The lunated figure in the first woodcut has often been cited by philologists as a specimen of the Scythian bow, but the following particulars will satisfactorily prove that such a supposition is not supported by authority:  — 1. Hercules made use of two bows (Herod. iv. 10.); one of which, as he received it from Apollo (Apollodor. ii. 4. 11.), was necessarily a Greek one; the other, which he had from Teutarus, a Scythian shepherd (Lycophr. 56. Tzetz. ad Lycophr. 50. Compare Theocr. Id. xiii. 55.), was necessarily one of those used by the natives of that country. 2. Lycophron (917.) assimilates the Scythian bow to a serpent; and Becker, in describing the figure on the candelabrum of Dresden (Augusteum, pl. 5.), singularly enough mistakes it for a serpent, though the quiver at his side is clearly indicative of its real character. 3. Strabo (ii. 332. Siebenk. Compare Ammian. xxii. 8. 5.) compares the outline of the Pontus Euxinus to that of a Scythian bow; one side, which is nearly straight, forming the chord; the other, which, as he says, is recessed into two bays, one larger and more circular, the other smaller, and receding less, the bow itself. 4. Euripides (ap. Athen. x. 80.) introduces a countryman who had seen the name of Theseus, which he could not read, somewhere inscribed, endeavouring to explain the characters of which it was composed by some familiar image; and he compares the fourth letter, the Greek Sigma, to a lock of hair twisted into curls like the tendrils of a vine, βόστρυχος εἱλιγμένος. 5. Whilst Agathon (ap. Athen. l. c.), in relating the same story, makes his rustic assimilate the same letter to the form of a Scythian bow. 6. Now the earliest character used to express the Greek Sigma was written thus , or thus ,{TR: Early Greek letter, no printable character} as shown by the Sigean marbles, a monument of very high antiquity (Chishul. Inscr. Sig. p. 4. and 41.), and not like the letter C, which is a more modern form. 7. Thus the bow carried by the figure in our engraving corresponds exactly with every one of the images to which the Scythian bow is compared — a serpent, the contour of the Euxine sea, the tendril of a parasitical plant, and the Greek Sigma; whereas the lunated form has no affinity with any one of them, except indeed the letter C; but if that were admitted,all the rest would be utterly inappropriate.
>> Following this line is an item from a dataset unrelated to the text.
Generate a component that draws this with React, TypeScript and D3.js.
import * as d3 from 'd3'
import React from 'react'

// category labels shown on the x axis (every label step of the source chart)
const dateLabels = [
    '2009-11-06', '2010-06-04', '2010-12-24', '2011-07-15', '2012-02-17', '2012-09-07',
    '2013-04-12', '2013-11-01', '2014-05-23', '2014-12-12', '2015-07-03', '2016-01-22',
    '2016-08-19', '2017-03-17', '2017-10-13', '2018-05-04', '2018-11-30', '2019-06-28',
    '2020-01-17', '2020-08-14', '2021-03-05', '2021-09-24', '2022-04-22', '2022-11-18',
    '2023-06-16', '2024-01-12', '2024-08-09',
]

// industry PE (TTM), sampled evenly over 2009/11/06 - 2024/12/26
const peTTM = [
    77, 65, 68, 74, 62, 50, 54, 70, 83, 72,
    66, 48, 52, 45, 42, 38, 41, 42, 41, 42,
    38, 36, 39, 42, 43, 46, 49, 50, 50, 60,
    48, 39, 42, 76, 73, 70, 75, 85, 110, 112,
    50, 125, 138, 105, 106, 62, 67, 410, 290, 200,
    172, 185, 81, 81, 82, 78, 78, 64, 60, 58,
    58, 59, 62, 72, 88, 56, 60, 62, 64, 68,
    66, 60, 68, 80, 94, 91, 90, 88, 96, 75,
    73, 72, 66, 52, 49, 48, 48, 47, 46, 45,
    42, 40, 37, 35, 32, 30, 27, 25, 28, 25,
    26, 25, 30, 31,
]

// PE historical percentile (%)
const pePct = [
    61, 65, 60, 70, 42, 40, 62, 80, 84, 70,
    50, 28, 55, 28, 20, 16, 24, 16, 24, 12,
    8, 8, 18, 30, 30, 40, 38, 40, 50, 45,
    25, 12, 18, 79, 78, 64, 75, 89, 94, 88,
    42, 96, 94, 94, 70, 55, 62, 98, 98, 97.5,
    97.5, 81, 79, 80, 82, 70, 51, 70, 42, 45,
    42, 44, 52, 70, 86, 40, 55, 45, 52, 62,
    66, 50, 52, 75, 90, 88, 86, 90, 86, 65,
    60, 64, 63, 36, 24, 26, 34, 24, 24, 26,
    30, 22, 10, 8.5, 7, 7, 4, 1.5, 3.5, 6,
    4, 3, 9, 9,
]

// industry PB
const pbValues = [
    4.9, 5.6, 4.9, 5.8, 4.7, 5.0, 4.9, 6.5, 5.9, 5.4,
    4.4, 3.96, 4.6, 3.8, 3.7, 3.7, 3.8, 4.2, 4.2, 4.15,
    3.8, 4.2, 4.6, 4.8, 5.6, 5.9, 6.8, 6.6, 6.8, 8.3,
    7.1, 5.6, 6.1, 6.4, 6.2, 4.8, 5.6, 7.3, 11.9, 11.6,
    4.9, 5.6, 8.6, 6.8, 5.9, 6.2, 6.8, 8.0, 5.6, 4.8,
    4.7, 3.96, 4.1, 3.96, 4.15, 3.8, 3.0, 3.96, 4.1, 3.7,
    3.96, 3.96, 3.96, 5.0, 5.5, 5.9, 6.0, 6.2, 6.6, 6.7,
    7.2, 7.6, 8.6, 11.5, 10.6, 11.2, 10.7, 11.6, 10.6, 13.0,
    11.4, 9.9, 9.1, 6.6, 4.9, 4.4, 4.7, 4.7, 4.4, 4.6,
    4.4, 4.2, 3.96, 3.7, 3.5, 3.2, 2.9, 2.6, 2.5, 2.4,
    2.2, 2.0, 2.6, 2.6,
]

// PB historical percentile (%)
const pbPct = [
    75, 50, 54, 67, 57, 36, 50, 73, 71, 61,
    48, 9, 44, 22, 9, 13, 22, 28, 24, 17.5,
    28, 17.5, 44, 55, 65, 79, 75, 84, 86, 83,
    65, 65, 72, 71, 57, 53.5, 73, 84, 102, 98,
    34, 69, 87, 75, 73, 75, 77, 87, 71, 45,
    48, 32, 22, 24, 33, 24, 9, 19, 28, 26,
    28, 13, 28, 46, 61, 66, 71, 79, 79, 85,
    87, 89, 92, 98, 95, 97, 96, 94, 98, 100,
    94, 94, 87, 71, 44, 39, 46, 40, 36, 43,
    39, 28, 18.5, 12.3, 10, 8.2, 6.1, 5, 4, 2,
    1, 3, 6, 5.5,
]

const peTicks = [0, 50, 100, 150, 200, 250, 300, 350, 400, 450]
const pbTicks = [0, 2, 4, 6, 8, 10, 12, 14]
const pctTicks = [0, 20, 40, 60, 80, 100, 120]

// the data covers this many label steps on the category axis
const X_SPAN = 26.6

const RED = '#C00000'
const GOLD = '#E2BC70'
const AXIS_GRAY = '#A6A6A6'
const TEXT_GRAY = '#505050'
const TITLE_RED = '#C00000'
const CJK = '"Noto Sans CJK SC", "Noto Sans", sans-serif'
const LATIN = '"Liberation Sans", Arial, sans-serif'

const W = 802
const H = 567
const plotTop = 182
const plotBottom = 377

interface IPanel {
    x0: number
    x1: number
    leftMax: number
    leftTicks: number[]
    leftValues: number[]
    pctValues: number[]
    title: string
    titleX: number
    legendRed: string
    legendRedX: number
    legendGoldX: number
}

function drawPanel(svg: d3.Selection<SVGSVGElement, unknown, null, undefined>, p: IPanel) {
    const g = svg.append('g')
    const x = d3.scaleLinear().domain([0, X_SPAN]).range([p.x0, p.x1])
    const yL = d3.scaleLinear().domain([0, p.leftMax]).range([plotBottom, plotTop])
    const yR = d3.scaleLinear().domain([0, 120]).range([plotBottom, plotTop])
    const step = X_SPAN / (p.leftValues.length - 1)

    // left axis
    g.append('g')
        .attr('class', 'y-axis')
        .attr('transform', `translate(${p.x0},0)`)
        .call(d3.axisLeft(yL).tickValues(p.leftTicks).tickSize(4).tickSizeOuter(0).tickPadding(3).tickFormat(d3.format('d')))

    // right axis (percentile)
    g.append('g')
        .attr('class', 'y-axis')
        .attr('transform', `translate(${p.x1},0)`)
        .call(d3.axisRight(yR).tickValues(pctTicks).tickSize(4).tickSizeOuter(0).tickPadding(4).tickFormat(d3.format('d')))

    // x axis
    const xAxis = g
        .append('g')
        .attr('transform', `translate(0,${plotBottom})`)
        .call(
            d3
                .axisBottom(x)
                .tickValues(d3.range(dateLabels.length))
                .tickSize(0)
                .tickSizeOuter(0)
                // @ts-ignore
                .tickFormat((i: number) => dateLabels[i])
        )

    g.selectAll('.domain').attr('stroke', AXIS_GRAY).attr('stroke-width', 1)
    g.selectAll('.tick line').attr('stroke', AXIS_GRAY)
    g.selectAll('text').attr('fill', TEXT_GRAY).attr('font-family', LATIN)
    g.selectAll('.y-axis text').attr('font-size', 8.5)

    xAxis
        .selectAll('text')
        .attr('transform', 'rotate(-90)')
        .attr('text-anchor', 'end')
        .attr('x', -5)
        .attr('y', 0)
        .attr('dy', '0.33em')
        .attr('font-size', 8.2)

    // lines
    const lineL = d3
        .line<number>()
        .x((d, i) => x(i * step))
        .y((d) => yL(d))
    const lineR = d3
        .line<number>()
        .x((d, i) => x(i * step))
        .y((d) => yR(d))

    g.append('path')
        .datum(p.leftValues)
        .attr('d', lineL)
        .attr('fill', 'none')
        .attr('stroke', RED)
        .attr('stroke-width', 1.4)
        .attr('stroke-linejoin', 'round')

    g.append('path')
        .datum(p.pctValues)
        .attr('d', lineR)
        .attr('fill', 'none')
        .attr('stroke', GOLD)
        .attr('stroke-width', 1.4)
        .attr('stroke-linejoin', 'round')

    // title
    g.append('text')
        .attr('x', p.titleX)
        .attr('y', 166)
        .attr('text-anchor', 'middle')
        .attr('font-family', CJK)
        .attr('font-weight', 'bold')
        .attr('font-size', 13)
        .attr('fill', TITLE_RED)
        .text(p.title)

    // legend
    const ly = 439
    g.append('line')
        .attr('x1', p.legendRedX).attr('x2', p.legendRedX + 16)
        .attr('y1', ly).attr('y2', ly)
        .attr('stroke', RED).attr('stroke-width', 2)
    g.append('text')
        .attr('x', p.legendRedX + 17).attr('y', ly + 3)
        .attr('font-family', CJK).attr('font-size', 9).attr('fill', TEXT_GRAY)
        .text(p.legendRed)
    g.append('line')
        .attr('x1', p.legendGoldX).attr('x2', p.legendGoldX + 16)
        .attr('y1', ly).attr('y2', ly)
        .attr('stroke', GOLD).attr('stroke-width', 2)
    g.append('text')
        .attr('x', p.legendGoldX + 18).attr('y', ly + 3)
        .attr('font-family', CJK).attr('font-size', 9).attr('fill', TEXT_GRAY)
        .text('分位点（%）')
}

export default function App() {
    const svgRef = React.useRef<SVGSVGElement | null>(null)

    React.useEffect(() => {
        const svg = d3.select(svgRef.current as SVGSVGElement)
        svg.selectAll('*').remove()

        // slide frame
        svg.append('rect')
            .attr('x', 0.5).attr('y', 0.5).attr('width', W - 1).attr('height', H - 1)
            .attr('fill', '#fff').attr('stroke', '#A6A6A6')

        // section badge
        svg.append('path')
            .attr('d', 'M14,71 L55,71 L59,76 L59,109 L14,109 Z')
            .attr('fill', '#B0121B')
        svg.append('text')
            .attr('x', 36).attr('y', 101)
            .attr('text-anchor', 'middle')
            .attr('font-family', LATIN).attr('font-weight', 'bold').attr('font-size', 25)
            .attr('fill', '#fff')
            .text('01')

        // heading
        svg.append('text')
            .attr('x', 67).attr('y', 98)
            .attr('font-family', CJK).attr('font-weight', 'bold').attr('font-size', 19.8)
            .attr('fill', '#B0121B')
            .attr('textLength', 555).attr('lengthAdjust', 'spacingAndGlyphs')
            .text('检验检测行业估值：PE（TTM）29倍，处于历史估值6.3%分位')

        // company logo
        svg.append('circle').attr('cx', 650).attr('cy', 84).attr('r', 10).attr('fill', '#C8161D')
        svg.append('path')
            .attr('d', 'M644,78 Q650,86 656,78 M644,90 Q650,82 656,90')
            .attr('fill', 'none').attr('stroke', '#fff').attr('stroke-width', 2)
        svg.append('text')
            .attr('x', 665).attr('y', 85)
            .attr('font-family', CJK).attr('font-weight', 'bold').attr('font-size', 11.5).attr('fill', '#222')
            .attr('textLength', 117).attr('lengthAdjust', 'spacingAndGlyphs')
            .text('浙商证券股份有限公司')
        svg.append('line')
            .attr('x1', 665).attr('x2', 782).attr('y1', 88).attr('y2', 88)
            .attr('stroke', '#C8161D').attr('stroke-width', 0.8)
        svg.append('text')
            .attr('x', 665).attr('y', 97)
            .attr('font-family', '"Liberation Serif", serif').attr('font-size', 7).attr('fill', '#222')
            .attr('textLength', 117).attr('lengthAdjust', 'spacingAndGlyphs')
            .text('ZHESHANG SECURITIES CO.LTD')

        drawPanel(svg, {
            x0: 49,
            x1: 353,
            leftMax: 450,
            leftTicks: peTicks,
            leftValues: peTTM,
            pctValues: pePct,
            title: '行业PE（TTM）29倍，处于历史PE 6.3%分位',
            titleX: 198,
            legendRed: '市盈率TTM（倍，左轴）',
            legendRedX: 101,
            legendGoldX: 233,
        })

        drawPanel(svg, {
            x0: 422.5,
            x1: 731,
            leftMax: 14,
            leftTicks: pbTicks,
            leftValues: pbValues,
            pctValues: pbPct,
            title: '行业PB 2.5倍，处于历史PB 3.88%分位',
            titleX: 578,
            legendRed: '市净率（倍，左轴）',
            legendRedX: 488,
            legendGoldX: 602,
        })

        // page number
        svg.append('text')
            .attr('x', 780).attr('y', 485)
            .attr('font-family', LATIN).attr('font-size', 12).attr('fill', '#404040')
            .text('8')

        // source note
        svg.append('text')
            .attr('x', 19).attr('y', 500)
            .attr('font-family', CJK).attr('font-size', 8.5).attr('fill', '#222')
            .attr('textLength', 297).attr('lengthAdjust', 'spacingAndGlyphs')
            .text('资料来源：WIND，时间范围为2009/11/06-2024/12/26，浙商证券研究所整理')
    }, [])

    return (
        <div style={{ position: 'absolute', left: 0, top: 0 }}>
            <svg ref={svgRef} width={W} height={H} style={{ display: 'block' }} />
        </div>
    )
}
4. An arch, a mechanical arrangement by which tiles, bricks, or blocks of stone are disposed in the form of a curve, which enables them to support one another by their mutual pressure, and bear any superincumbent weight, such as a bridge, aqueduct, upper story of a building, &c. &c. Ovid. Met. iii. 169. Juv. Sat. iii. 11.
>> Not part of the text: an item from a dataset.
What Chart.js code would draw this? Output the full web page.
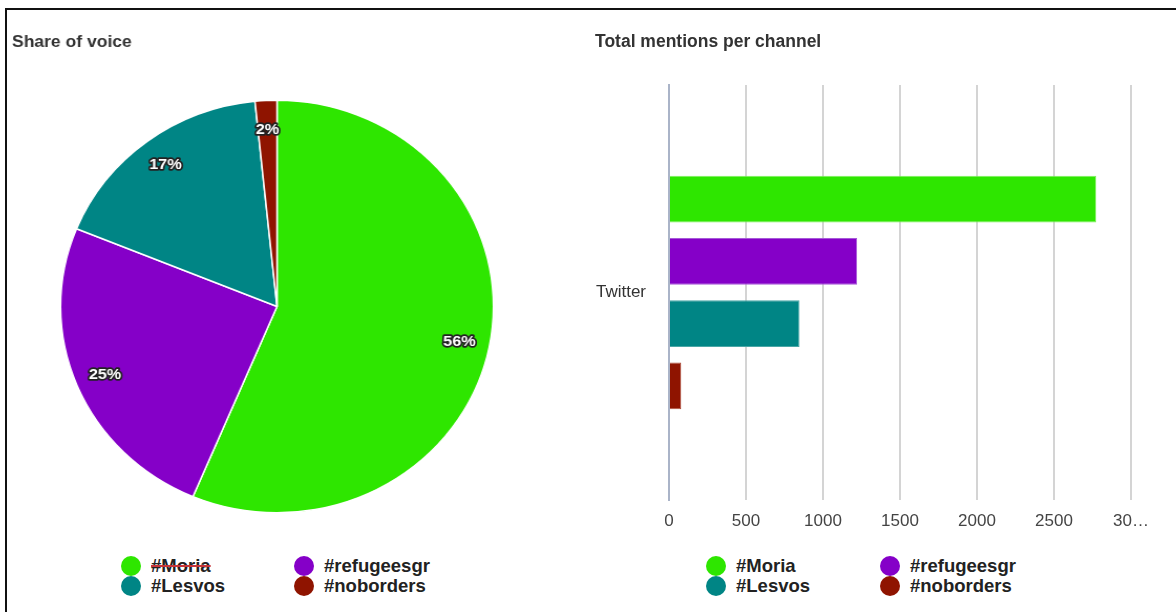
<!DOCTYPE html>
<html>
<head>
<meta charset="utf-8">
<script src="https://cdn.jsdelivr.net/npm/chart.js@4.4.1/dist/chart.umd.min.js"></script>
<style>
  body { margin: 0; background: #fff; width: 1176px; height: 612px; overflow: hidden; position: relative; font-family: "Liberation Sans", Arial, sans-serif; }
  .frame { position: absolute; left: 5px; top: 8px; width: 1300px; height: 700px; border-top: 2px solid #111; border-left: 2px solid #111; }
  canvas { position: absolute; }
  #pieChart { left: 12px; top: 24px; }
  #barChart { left: 560px; top: 24px; }
  .legend-item { position: absolute; height: 20px; line-height: 20px; white-space: nowrap; font-weight: bold; font-size: 18.5px; color: #222; }
  .legend-item .dot { display: inline-block; width: 20px; height: 20px; border-radius: 50%; vertical-align: top; margin-right: 10px; }
  .legend-item .txt { vertical-align: top; }
  .squiggle { text-decoration: line-through; text-decoration-color: #c8353a; text-decoration-thickness: 1.5px; }
</style>
</head>
<body>
<div class="frame"></div>
<!-- pie canvas is stretched a little sideways, like the reference -->
<canvas id="pieChart" width="505" height="500" style="width: 530px; height: 500px;"></canvas>
<canvas id="barChart" width="616" height="530" style="width: 616px; height: 530px;"></canvas>
<div id="pieLegend"></div>
<div id="barLegend"></div>
<script>
// data
const hashtags = ["#Moria", "#refugeesgr", "#Lesvos", "#noborders"];
const channels = ["Twitter"];
const twitterMentions = [2775, 1222, 848, 80];
const tagColors = ["#2ee600", "#8500c8", "#008585", "#8f1400"];
const tagBorders = ["#7ef05a", "#a659d8", "#4aa6a6", "#b0503c"];
const mentionTicks = [0, 500, 1000, 1500, 2000, 2500, 3000];

const FONT = '"Liberation Sans", Arial, sans-serif';

// white percentage labels with dark outline on each slice
const pctLabels = {
  id: "pctLabels",
  afterDatasetsDraw(chart) {
    const { ctx } = chart;
    const values = chart.data.datasets[0].data;
    const total = values.reduce((a, b) => a + b, 0);
    ctx.save();
    ctx.font = "bold 15.5px " + FONT;
    ctx.textAlign = "center";
    ctx.textBaseline = "middle";
    ctx.lineJoin = "round";
    chart.getDatasetMeta(0).data.forEach((arc, i) => {
      const p = arc.getProps(["x", "y", "startAngle", "endAngle", "outerRadius"], true);
      const mid = (p.startAngle + p.endAngle) / 2;
      const r = p.outerRadius * 0.86;
      const x = p.x + Math.cos(mid) * r;
      const y = p.y + Math.sin(mid) * r;
      const text = Math.round((values[i] / total) * 100) + "%";
      ctx.lineWidth = 3.5;
      ctx.strokeStyle = "#222";
      ctx.strokeText(text, x, y);
      ctx.fillStyle = "#fff";
      ctx.fillText(text, x, y);
    });
    ctx.restore();
  },
};

const pieChart = new Chart(document.getElementById("pieChart"), {
  type: "pie",
  data: {
    labels: hashtags,
    datasets: [
      {
        data: twitterMentions,
        backgroundColor: tagColors,
        borderColor: "#fff",
        borderWidth: 1.5,
      },
    ],
  },
  options: {
    responsive: false,
    animation: false,
    layout: { padding: { bottom: 10.5 } },
    plugins: {
      legend: { display: false },
      tooltip: { enabled: false },
      title: {
        display: true,
        text: "Share of voice",
        align: "start",
        color: "#333",
        font: { family: FONT, size: 16.7, weight: "bold" },
        padding: { top: 8, bottom: 47.5 },
      },
    },
  },
  plugins: [pctLabels],
});

const barChart = new Chart(document.getElementById("barChart"), {
  type: "bar",
  data: {
    labels: channels,
    datasets: hashtags.map((tag, i) => ({
      label: tag,
      data: [twitterMentions[i]],
      backgroundColor: tagColors[i],
      borderColor: tagBorders[i],
      borderWidth: 1,
      categoryPercentage: 0.6,
      barPercentage: 0.75,
    })),
  },
  options: {
    indexAxis: "y",
    responsive: false,
    animation: false,
    layout: { padding: { left: 35, right: 45, bottom: 11.6 } },
    plugins: {
      legend: { display: false },
      tooltip: { enabled: false },
      title: {
        display: true,
        text: "Total mentions per channel",
        align: "start",
        color: "#333",
        font: { family: FONT, size: 17.5, weight: "bold" },
        padding: { top: 8, bottom: 32 },
      },
    },
    scales: {
      x: {
        min: mentionTicks[0],
        max: mentionTicks[mentionTicks.length - 1],
        afterBuildTicks: (scale) => {
          scale.ticks = mentionTicks.map((v) => ({ value: v }));
        },
        ticks: {
          color: "#444",
          padding: 11,
          maxRotation: 0,
          font: { family: FONT, size: 17 },
          callback: (v) => (v === 3000 ? "30…" : v),
        },
        grid: {
          drawTicks: false,
          lineWidth: 2,
          color: (c) => (c.tick && c.tick.value === 0 ? "#aab4c8" : "#d4d4d4"),
        },
        border: { display: false },
      },
      y: {
        afterFit: (scale) => {
          scale.width = 74;
        },
        ticks: {
          color: "#333",
          padding: 23,
          font: { family: FONT, size: 17 },
        },
        grid: { display: false, drawTicks: false },
        border: { color: "#aab4c8", width: 2 },
      },
    },
  },
});

// two-column legend under each chart
function buildLegend(el, chart, cols, rowTop, squiggleFirst) {
  const items = chart.options.plugins.legend.labels.generateLabels(chart);
  items.forEach((item, i) => {
    const div = document.createElement("div");
    div.className = "legend-item";
    div.style.left = cols[i % 2] + "px";
    div.style.top = rowTop + Math.floor(i / 2) * 20 + "px";
    const dot = document.createElement("span");
    dot.className = "dot";
    dot.style.background = item.fillStyle;
    const txt = document.createElement("span");
    txt.className = "txt" + (squiggleFirst && i === 0 ? " squiggle" : "");
    txt.textContent = item.text;
    div.appendChild(dot);
    div.appendChild(txt);
    el.appendChild(div);
  });
}

buildLegend(document.getElementById("pieLegend"), pieChart, [121, 294], 556, true);
buildLegend(document.getElementById("barLegend"), barChart, [706, 880], 556, false);
</script>
</body>
</html>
Though the principle upon which an arch is constructed was not entirely unknown to the Greeks, yet their universal adoption of the columnar style of architecture, and general deficiency of roads, aqueducts, and bridges, rendered its use unnecessary to them; but the Romans employed it extensively in all their great works, as will be seen by numerous examples throughout these pages, and at a very early period, as shown by the illustration annexed (Arcus/4.1), which is an elevation of the wall called the pulcrum littus on the banks of the Tiber, and the three concentric arches which formed the Cloaca Maxima, a structure belonging to the fabulous age of the elder Tarquin.
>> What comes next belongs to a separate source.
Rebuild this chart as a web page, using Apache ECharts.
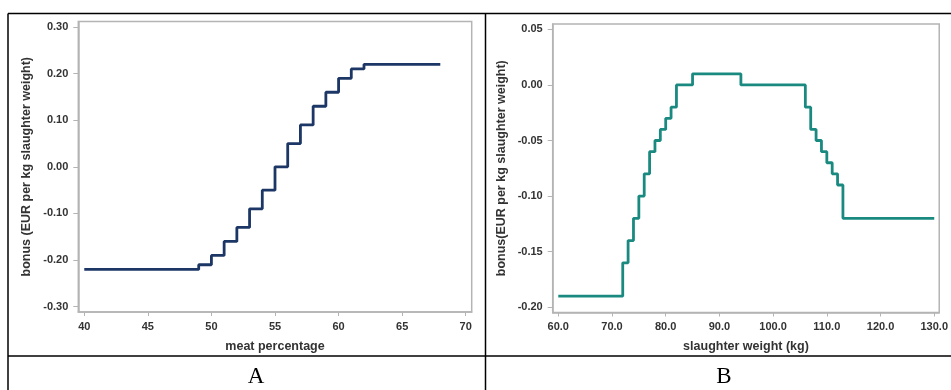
<!DOCTYPE html>
<html>
<head>
<meta charset="utf-8">
<script src="https://cdn.jsdelivr.net/npm/echarts@6/dist/echarts.min.js"></script>
<style>
html,body{margin:0;padding:0;background:#fff;}
#c{width:951px;height:390px;}
</style>
</head>
<body>
<div id="c"></div>
<script>
// Panel A: meat percentage vs bonus (value holds from x until next breakpoint)
const aX = [40, 49, 50, 51, 52, 53, 54, 55, 56, 57, 58, 59, 60, 61, 62, 68];
const aY = [-0.22, -0.21, -0.19, -0.16, -0.13, -0.09, -0.05, 0.00, 0.05, 0.09, 0.13, 0.16, 0.19, 0.21, 0.22, 0.22];
const aXTicks = [40, 45, 50, 55, 60, 65, 70];
const aYTicks = [-0.30, -0.20, -0.10, 0.00, 0.10, 0.20, 0.30];

// Panel B: slaughter weight vs bonus
const bX = [60, 72, 73, 74, 75, 76, 77, 78, 79, 80, 81, 82, 85, 94, 106, 107, 108, 109, 110, 111, 112, 113, 130];
const bY = [-0.19, -0.16, -0.14, -0.12, -0.10, -0.08, -0.06, -0.05, -0.04, -0.03, -0.02, 0.00, 0.01, 0.00, -0.02, -0.04, -0.05, -0.06, -0.07, -0.08, -0.09, -0.12, -0.12];
const bXTicks = [60, 70, 80, 90, 100, 110, 120, 130];
const bYTicks = [-0.20, -0.15, -0.10, -0.05, 0.00, 0.05];

const panelLabels = ['A', 'B'];
const xNames = ['meat percentage', 'slaughter weight (kg)'];
const yNames = ['bonus (EUR per kg slaughter weight)', 'bonus(EUR per kg slaughter weight)'];

const gray = '#b4b4b4';
const labelStyle = {color: '#333', fontFamily: 'Liberation Sans, Arial, sans-serif', fontWeight: 'bold', fontSize: 11};
const nameStyle = {color: '#333', fontFamily: 'Liberation Sans, Arial, sans-serif', fontWeight: 'bold', fontSize: 12.5};

function xAxis(idx, min, max, ticks, dec, name) {
  return {
    type: 'value', gridIndex: idx, min: min, max: max,
    name: name, nameLocation: 'middle', nameGap: 28, nameTextStyle: nameStyle,
    axisLine: {show: true, onZero: false, lineStyle: {color: gray, width: 1.5}},
    axisTick: {show: true, length: 4, lineStyle: {color: gray}, customValues: ticks},
    axisLabel: Object.assign({margin: 9, customValues: ticks, formatter: v => v.toFixed(dec)}, labelStyle),
    splitLine: {show: false}
  };
}
function yAxis(idx, min, max, ticks, name) {
  return {
    type: 'value', gridIndex: idx, min: min, max: max,
    name: name, nameLocation: 'middle', nameGap: 45, nameTextStyle: nameStyle,
    axisLine: {show: true, onZero: false, lineStyle: {color: gray, width: 1.5}},
    axisTick: {show: true, length: 5, lineStyle: {color: gray}, customValues: ticks},
    axisLabel: Object.assign({margin: 10, customValues: ticks, formatter: v => v.toFixed(2)}, labelStyle),
    splitLine: {show: false}
  };
}

const chart = echarts.init(document.getElementById('c'), null, {renderer: 'canvas'});
const black = {stroke: '#000', lineWidth: 1.5};
chart.setOption({
  animation: false,
  backgroundColor: '#fff',
  grid: [
    {left: 78.3, right: 479.3, top: 21.5, bottom: 78, show: true, borderColor: gray, borderWidth: 1.5, backgroundColor: 'transparent'},
    {left: 552.7, right: 10, top: 24, bottom: 77.5, show: true, borderColor: gray, borderWidth: 1.5, backgroundColor: 'transparent'}
  ],
  xAxis: [
    xAxis(0, 39.53, 70.47, aXTicks, 0, xNames[0]),
    xAxis(1, 58.96, 130.93, bXTicks, 1, xNames[1])
  ],
  yAxis: [
    yAxis(0, -0.3114, 0.3118, aYTicks, yNames[0]),
    yAxis(1, -0.2047, 0.0548, bYTicks, yNames[1])
  ],
  series: [
    {type: 'line', xAxisIndex: 0, yAxisIndex: 0, step: 'end', showSymbol: false,
     data: aX.map((x, i) => [x, aY[i]]), lineStyle: {color: '#1c3766', width: 2.8}},
    {type: 'line', xAxisIndex: 1, yAxisIndex: 1, step: 'end', showSymbol: false,
     data: bX.map((x, i) => [x, bY[i]]), lineStyle: {color: '#1a8a80', width: 2.8}}
  ],
  graphic: [
    {type: 'line', shape: {x1: 8, y1: 13.5, x2: 951, y2: 13.5}, style: black},
    {type: 'line', shape: {x1: 8, y1: 13.5, x2: 8, y2: 390}, style: black},
    {type: 'line', shape: {x1: 485.5, y1: 13.5, x2: 485.5, y2: 390}, style: black},
    {type: 'line', shape: {x1: 8, y1: 356, x2: 951, y2: 356}, style: black},
    {type: 'text', x: 256, y: 388, style: {text: panelLabels[0], fill: '#000', font: '23px "Liberation Serif", "Times New Roman", serif', textAlign: 'center', textVerticalAlign: 'bottom'}},
    {type: 'text', x: 724, y: 388, style: {text: panelLabels[1], fill: '#000', font: '23px "Liberation Serif", "Times New Roman", serif', textAlign: 'center', textVerticalAlign: 'bottom'}}
  ]
});
</script>
</body>
</html>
5. An archway, or triumphal arch (Suet. Claud. 1., and with the epithet triumphalis, Cenotaph. Pisan. C. Caesaris. August. F.). During the republican period these were temporary structures of wood thrown across a street through which a triumph passed, and removed after the show; for the permanent archways recorded under the republic (Liv. xxxiii. 27. Id. xxxvii. 3.) are termed fornices, and were not erected to commemorate the honours of a triumph. (See FORNIX.) But under the empire they were converted into permanent edifices, built of marble, and erected in various parts of the city, as well at Rome as in the provincial towns; small and unostentatious at first, with a single gang-way, but subsequently increased in size, and elaborately covered with sculpture and statues, as in the illustration (Arcus/5.1), which presents an elevation of the triumphal arch of Septimius Severus, now standing at Rome, to which the statues only on the top have been restored, as they originally existed, from the design on a medal of that emperor.